— Begin Data listing —

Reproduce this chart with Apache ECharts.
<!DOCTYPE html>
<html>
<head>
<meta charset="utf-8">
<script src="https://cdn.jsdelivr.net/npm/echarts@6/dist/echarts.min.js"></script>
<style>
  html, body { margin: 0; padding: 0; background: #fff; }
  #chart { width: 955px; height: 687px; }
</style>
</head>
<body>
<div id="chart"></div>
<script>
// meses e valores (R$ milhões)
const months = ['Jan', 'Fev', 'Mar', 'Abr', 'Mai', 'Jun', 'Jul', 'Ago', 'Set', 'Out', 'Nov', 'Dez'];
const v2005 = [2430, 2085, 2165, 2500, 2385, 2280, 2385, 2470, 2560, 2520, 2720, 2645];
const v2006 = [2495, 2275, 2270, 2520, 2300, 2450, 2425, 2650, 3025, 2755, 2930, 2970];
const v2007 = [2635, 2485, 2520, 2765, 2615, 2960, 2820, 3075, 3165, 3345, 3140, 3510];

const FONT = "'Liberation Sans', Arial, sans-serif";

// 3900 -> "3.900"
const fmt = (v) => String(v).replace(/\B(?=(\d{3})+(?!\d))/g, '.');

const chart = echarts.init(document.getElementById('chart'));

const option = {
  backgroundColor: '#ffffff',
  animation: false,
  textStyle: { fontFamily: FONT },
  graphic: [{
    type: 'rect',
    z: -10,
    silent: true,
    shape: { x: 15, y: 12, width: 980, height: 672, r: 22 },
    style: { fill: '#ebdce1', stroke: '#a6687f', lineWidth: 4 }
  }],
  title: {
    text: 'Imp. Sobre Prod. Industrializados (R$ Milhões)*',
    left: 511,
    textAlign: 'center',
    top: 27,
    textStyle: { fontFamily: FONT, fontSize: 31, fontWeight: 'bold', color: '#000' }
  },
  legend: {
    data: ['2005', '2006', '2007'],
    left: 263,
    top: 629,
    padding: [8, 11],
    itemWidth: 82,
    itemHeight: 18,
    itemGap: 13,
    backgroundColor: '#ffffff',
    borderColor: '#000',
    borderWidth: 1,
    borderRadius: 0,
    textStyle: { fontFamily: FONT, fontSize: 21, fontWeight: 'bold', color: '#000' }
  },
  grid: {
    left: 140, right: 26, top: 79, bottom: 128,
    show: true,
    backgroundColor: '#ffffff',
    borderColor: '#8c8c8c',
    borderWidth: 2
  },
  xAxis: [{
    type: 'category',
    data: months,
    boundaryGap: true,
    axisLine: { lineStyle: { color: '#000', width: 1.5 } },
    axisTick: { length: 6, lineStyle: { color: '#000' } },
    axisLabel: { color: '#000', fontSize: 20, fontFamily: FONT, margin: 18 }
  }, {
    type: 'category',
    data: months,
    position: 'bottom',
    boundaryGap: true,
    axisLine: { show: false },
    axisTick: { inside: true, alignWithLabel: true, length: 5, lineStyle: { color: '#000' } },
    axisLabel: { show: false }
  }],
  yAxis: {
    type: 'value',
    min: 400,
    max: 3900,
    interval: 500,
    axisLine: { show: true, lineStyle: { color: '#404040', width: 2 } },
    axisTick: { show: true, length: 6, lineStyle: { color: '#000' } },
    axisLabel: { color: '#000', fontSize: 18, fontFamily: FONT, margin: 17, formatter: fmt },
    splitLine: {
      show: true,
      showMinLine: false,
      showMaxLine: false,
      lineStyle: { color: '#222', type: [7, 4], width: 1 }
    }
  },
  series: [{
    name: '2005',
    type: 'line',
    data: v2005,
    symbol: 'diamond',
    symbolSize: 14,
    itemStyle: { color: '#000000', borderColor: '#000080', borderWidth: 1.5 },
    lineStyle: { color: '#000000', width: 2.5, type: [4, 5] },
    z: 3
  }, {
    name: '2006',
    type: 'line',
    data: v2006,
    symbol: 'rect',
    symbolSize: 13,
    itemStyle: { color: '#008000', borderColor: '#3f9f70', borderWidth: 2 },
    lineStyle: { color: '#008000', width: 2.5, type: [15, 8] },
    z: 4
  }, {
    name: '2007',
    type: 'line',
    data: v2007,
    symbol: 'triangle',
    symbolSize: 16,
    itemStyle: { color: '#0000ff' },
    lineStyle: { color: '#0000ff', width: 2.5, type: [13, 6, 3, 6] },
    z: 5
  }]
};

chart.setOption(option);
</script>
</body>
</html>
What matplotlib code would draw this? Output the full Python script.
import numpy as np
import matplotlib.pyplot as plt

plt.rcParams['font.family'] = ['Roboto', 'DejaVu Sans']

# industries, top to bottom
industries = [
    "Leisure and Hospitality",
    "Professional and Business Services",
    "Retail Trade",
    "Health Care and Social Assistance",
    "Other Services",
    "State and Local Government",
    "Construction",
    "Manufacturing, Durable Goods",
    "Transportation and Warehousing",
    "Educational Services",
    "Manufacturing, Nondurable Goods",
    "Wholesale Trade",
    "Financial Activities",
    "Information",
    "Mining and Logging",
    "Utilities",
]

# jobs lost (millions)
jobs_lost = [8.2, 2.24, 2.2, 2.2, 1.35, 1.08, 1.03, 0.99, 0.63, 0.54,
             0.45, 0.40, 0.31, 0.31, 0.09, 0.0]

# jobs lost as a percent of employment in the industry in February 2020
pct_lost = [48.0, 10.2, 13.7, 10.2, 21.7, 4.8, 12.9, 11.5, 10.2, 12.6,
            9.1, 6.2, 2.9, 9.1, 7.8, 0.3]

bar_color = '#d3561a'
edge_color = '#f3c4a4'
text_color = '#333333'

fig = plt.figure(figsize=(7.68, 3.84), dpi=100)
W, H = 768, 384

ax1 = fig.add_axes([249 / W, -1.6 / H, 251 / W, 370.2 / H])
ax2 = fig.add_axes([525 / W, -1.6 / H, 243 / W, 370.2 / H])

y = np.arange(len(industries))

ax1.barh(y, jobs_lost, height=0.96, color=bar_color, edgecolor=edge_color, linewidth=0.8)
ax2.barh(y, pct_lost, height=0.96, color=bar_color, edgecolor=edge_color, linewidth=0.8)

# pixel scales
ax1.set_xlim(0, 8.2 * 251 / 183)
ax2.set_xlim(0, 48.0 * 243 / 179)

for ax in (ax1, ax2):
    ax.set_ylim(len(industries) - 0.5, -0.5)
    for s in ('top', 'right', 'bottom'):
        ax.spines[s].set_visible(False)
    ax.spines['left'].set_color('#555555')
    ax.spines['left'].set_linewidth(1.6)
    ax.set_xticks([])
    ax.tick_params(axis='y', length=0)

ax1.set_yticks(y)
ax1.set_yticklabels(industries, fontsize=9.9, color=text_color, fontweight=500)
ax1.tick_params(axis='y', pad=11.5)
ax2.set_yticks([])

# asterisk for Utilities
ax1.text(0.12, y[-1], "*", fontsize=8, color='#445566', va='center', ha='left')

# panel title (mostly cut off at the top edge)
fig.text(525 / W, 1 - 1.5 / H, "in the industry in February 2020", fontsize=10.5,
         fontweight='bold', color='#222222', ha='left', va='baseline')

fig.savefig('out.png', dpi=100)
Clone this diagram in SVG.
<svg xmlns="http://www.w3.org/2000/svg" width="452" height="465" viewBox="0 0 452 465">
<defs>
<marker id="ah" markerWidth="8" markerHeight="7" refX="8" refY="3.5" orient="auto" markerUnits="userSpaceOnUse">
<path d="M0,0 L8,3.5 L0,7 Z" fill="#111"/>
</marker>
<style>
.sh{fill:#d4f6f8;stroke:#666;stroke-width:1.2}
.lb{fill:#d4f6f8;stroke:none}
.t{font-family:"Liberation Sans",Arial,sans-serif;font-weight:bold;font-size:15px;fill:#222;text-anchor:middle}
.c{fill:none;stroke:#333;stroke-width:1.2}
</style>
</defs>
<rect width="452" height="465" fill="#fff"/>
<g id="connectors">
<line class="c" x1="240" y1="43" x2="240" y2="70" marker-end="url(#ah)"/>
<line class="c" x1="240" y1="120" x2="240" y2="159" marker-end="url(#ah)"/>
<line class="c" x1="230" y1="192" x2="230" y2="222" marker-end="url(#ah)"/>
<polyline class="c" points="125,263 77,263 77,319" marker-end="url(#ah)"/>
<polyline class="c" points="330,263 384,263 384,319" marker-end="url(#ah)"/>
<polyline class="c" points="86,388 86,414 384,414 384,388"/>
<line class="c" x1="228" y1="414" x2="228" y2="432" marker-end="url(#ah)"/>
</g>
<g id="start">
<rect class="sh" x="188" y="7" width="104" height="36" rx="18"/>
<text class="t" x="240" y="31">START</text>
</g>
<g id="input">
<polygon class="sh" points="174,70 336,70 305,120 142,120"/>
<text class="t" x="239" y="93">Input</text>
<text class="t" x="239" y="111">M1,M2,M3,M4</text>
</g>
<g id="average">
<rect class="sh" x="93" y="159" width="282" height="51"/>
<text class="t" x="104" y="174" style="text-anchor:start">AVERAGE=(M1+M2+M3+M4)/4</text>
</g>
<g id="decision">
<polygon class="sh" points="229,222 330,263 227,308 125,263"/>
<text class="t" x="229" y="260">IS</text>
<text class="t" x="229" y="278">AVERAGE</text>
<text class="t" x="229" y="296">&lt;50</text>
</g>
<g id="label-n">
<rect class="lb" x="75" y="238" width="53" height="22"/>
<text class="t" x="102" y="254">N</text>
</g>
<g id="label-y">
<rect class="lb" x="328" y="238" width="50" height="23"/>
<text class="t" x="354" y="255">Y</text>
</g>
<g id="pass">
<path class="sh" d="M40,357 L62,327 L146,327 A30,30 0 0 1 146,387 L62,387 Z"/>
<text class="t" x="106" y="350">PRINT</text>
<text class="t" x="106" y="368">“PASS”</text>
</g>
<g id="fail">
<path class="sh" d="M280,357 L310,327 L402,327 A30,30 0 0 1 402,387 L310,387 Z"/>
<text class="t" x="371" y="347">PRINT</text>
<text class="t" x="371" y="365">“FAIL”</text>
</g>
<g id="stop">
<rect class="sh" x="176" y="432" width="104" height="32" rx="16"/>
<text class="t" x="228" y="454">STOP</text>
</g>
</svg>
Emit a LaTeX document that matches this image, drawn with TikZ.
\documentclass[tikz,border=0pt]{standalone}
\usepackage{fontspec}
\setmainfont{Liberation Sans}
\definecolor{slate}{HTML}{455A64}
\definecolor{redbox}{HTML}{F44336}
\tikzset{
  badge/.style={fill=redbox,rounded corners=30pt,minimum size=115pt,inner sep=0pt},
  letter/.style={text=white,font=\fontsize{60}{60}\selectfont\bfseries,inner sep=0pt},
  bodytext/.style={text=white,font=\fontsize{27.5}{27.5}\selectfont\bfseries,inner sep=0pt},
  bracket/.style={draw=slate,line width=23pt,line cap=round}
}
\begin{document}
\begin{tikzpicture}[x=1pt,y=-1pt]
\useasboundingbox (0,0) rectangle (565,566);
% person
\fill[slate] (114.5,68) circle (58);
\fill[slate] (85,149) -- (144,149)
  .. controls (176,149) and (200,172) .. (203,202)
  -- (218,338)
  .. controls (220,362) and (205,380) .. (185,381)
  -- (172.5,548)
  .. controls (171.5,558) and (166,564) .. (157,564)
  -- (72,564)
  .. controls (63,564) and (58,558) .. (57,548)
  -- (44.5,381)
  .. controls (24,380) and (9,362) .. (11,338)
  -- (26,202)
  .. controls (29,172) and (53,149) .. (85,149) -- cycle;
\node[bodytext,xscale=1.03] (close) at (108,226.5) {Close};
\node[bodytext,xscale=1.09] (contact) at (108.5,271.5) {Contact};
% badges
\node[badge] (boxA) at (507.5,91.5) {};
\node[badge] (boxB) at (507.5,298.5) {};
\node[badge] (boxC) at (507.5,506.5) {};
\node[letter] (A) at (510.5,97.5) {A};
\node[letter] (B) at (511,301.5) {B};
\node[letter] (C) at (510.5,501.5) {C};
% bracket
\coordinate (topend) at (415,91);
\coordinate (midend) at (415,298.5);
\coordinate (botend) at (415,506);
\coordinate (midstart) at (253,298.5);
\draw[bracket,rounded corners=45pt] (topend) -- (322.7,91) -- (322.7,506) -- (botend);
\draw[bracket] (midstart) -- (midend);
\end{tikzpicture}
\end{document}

— End Data listing —

- Goal of the exercise -
Filter the records above for lines containing the word "script", and copy those lines.

- Output for this exercise -
<script src="https://cdn.jsdelivr.net/npm/echarts@6/dist/echarts.min.js"></script>
<script>
</script>
What matplotlib code would draw this? Output the full Python script.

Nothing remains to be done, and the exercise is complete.